Information supplied →
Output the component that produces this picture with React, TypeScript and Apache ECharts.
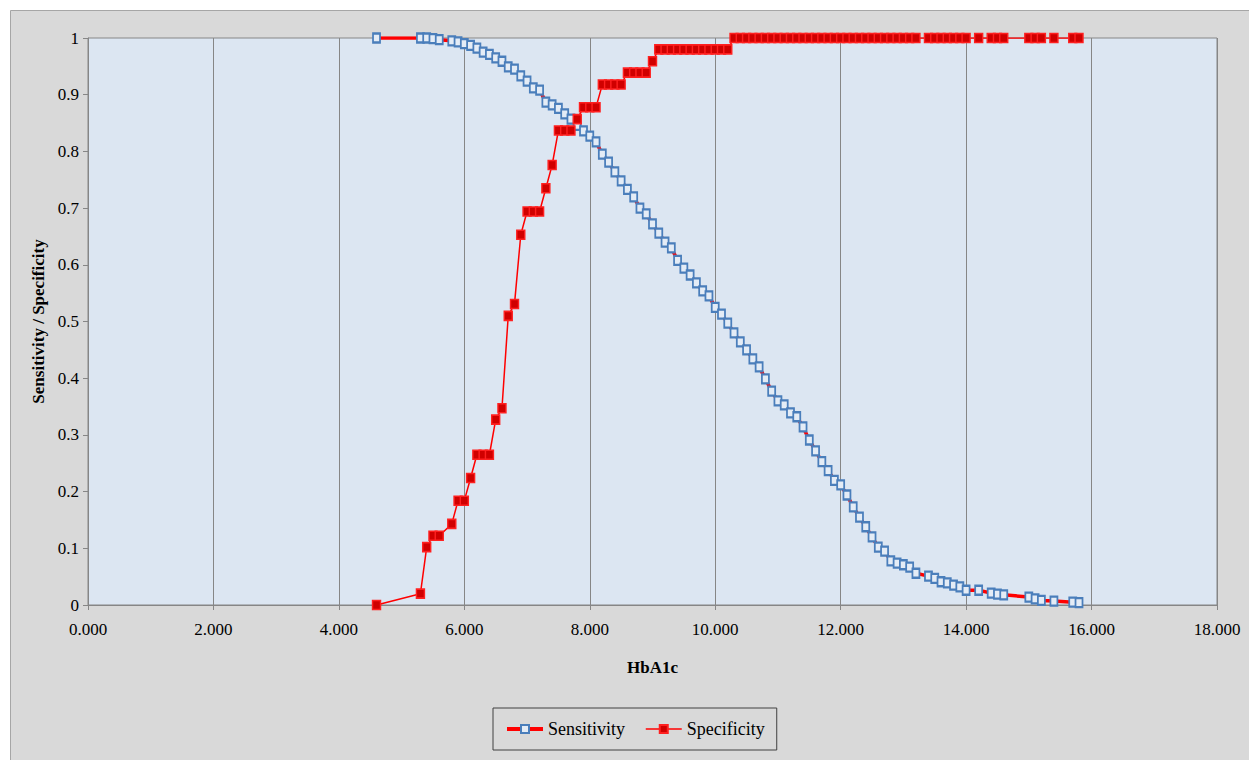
import React, { useEffect, useRef } from "react";
import * as echarts from "echarts";

// HbA1c cut-off values (x)
const hba1c = [
  4.6, 5.3, 5.4, 5.5, 5.6, 5.8, 5.9, 6.0, 6.1, 6.2, 6.3, 6.4, 6.5, 6.6, 6.7, 6.8, 6.9,
  7.0, 7.1, 7.2, 7.3, 7.4, 7.5, 7.6, 7.7, 7.8, 7.9, 8.0, 8.1, 8.2, 8.3, 8.4, 8.5, 8.6,
  8.7, 8.8, 8.9, 9.0, 9.1, 9.2, 9.3, 9.4, 9.5, 9.6, 9.7, 9.8, 9.9, 10.0, 10.1, 10.2,
  10.3, 10.4, 10.5, 10.6, 10.7, 10.8, 10.9, 11.0, 11.1, 11.2, 11.3, 11.4, 11.5, 11.6,
  11.7, 11.8, 11.9, 12.0, 12.1, 12.2, 12.3, 12.4, 12.5, 12.6, 12.7, 12.8, 12.9, 13.0,
  13.1, 13.2, 13.4, 13.5, 13.6, 13.7, 13.8, 13.9, 14.0, 14.2, 14.4, 14.5, 14.6, 15.0,
  15.1, 15.2, 15.4, 15.7, 15.8,
];

const sensitivity = [
  1.0, 1.0, 1.0, 0.999, 0.997, 0.995, 0.993, 0.99, 0.987, 0.982, 0.975, 0.971, 0.965,
  0.959, 0.949, 0.945, 0.933, 0.924, 0.912, 0.908, 0.887, 0.882, 0.876, 0.866, 0.857,
  0.846, 0.836, 0.827, 0.817, 0.795, 0.781, 0.764, 0.748, 0.733, 0.72, 0.7, 0.69, 0.672,
  0.656, 0.64, 0.63, 0.608, 0.594, 0.582, 0.568, 0.554, 0.545, 0.525, 0.513, 0.497,
  0.48, 0.464, 0.45, 0.434, 0.42, 0.399, 0.377, 0.36, 0.353, 0.339, 0.332, 0.314, 0.291,
  0.272, 0.253, 0.237, 0.22, 0.212, 0.194, 0.173, 0.155, 0.138, 0.12, 0.102, 0.095,
  0.078, 0.074, 0.071, 0.067, 0.056, 0.051, 0.047, 0.041, 0.039, 0.035, 0.032, 0.026,
  0.026, 0.021, 0.019, 0.018, 0.014, 0.011, 0.008, 0.007, 0.005, 0.004,
];

const specificity = [
  0.0, 0.02, 0.102, 0.122, 0.122, 0.143, 0.184, 0.184, 0.224, 0.265, 0.265, 0.265,
  0.327, 0.347, 0.51, 0.531, 0.653, 0.694, 0.694, 0.694, 0.735, 0.776, 0.837, 0.837,
  0.837, 0.857, 0.878, 0.878, 0.878, 0.918, 0.918, 0.918, 0.918, 0.939, 0.939, 0.939,
  0.939, 0.959, 0.98, 0.98, 0.98, 0.98, 0.98, 0.98, 0.98, 0.98, 0.98, 0.98, 0.98, 0.98,
  1, 1, 1, 1, 1, 1, 1, 1, 1, 1, 1, 1, 1, 1, 1, 1, 1, 1, 1, 1, 1, 1, 1, 1, 1, 1, 1, 1, 1, 1,
  1, 1, 1, 1, 1, 1, 1, 1, 1, 1, 1, 1, 1, 1, 1, 1, 1,
];

const xTicks = { min: 0, max: 18, interval: 2 };
const yTicks = { min: 0, max: 1, interval: 0.1 };

const FONT = "'Liberation Serif', 'Times New Roman', serif";

export default function App() {
  const ref = useRef<HTMLDivElement>(null);

  useEffect(() => {
    if (!ref.current) return;
    const chart = echarts.init(ref.current, undefined, { renderer: "svg" });
    const sensData = hba1c.map((x, i) => [x, sensitivity[i]]);
    const specData = hba1c.map((x, i) => [x, specificity[i]]);
    chart.setOption({
      animation: false,
      textStyle: { fontFamily: FONT },
      graphic: [
        {
          type: "rect",
          z: -10,
          silent: true,
          shape: { x: 10.5, y: 10.5, width: 1260, height: 780 },
          style: { fill: "#d9d9d9", stroke: "#a6a6a6", lineWidth: 1 },
        },
      ],
      grid: {
        left: 88,
        right: 32,
        top: 38,
        bottom: 155,
        show: true,
        backgroundColor: "#dce6f2",
        borderColor: "#868686",
        borderWidth: 1,
      },
      legend: {
        left: 493,
        top: 708,
        orient: "horizontal",
        itemWidth: 36,
        itemHeight: 10,
        itemGap: 20,
        padding: [12, 12, 12, 12],
        borderColor: "#404040",
        borderWidth: 1,
        backgroundColor: "#d9d9d9",
        textStyle: { fontFamily: FONT, fontSize: 18, color: "#000" },
        data: [
          { name: "Sensitivity", lineStyle: { width: 4, color: "#ff0000" } },
          { name: "Specificity", lineStyle: { width: 1.5, color: "#ff0000" } },
        ],
      },
      xAxis: {
        type: "value",
        min: xTicks.min,
        max: xTicks.max,
        interval: xTicks.interval,
        name: "HbA1c",
        nameLocation: "middle",
        nameGap: 54,
        nameTextStyle: { fontFamily: FONT, fontSize: 17, fontWeight: "bold", color: "#000" },
        axisLine: { show: true, lineStyle: { color: "#868686", width: 1 } },
        axisTick: { show: true, inside: false, length: 5, lineStyle: { color: "#868686" } },
        axisLabel: {
          fontFamily: FONT,
          fontSize: 17,
          color: "#000",
          margin: 16,
          formatter: (v: number) => v.toFixed(3),
        },
        splitLine: { show: true, lineStyle: { color: "#868686", width: 1 } },
      },
      yAxis: {
        type: "value",
        min: yTicks.min,
        max: yTicks.max,
        interval: yTicks.interval,
        name: "Sensitivity / Specificity",
        nameLocation: "middle",
        nameGap: 40,
        nameTextStyle: { fontFamily: FONT, fontSize: 17, fontWeight: "bold", color: "#000" },
        axisLine: { show: true, lineStyle: { color: "#868686", width: 1 } },
        axisTick: { show: true, inside: false, length: 5, lineStyle: { color: "#868686" } },
        axisLabel: {
          fontFamily: FONT,
          fontSize: 17,
          color: "#000",
          margin: 9,
          formatter: (v: number) => String(parseFloat(v.toFixed(1))),
        },
        splitLine: { show: false },
      },
      series: [
        {
          name: "Sensitivity",
          type: "line",
          data: sensData,
          symbol: "rect",
          symbolSize: [7, 9],
          showAllSymbol: true,
          lineStyle: { color: "#ff0000", width: 3.5 },
          itemStyle: { color: "#e4ecf6", borderColor: "#4a7ebb", borderWidth: 2 },
        },
        {
          name: "Specificity",
          type: "line",
          data: specData,
          symbol: "rect",
          symbolSize: [8, 9],
          showAllSymbol: true,
          lineStyle: { color: "#ff0000", width: 1.5 },
          itemStyle: { color: "#d00000", borderColor: "#ff2020", borderWidth: 1.5 },
        },
      ],
    });
    return () => chart.dispose();
  }, []);

  return (
    <div
      ref={ref}
      style={{ position: "fixed", left: 0, top: 0, width: 1249, height: 760, background: "#ffffff" }}
    />
  );
}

Set task → Leave out the pictures and restate, word for word, the lines from the top of the data through the line containing "import * as", both included.

Task answer →
Output the component that produces this picture with React, TypeScript and Apache ECharts.
import React, { useEffect, useRef } from "react";
import * as echarts from "echarts";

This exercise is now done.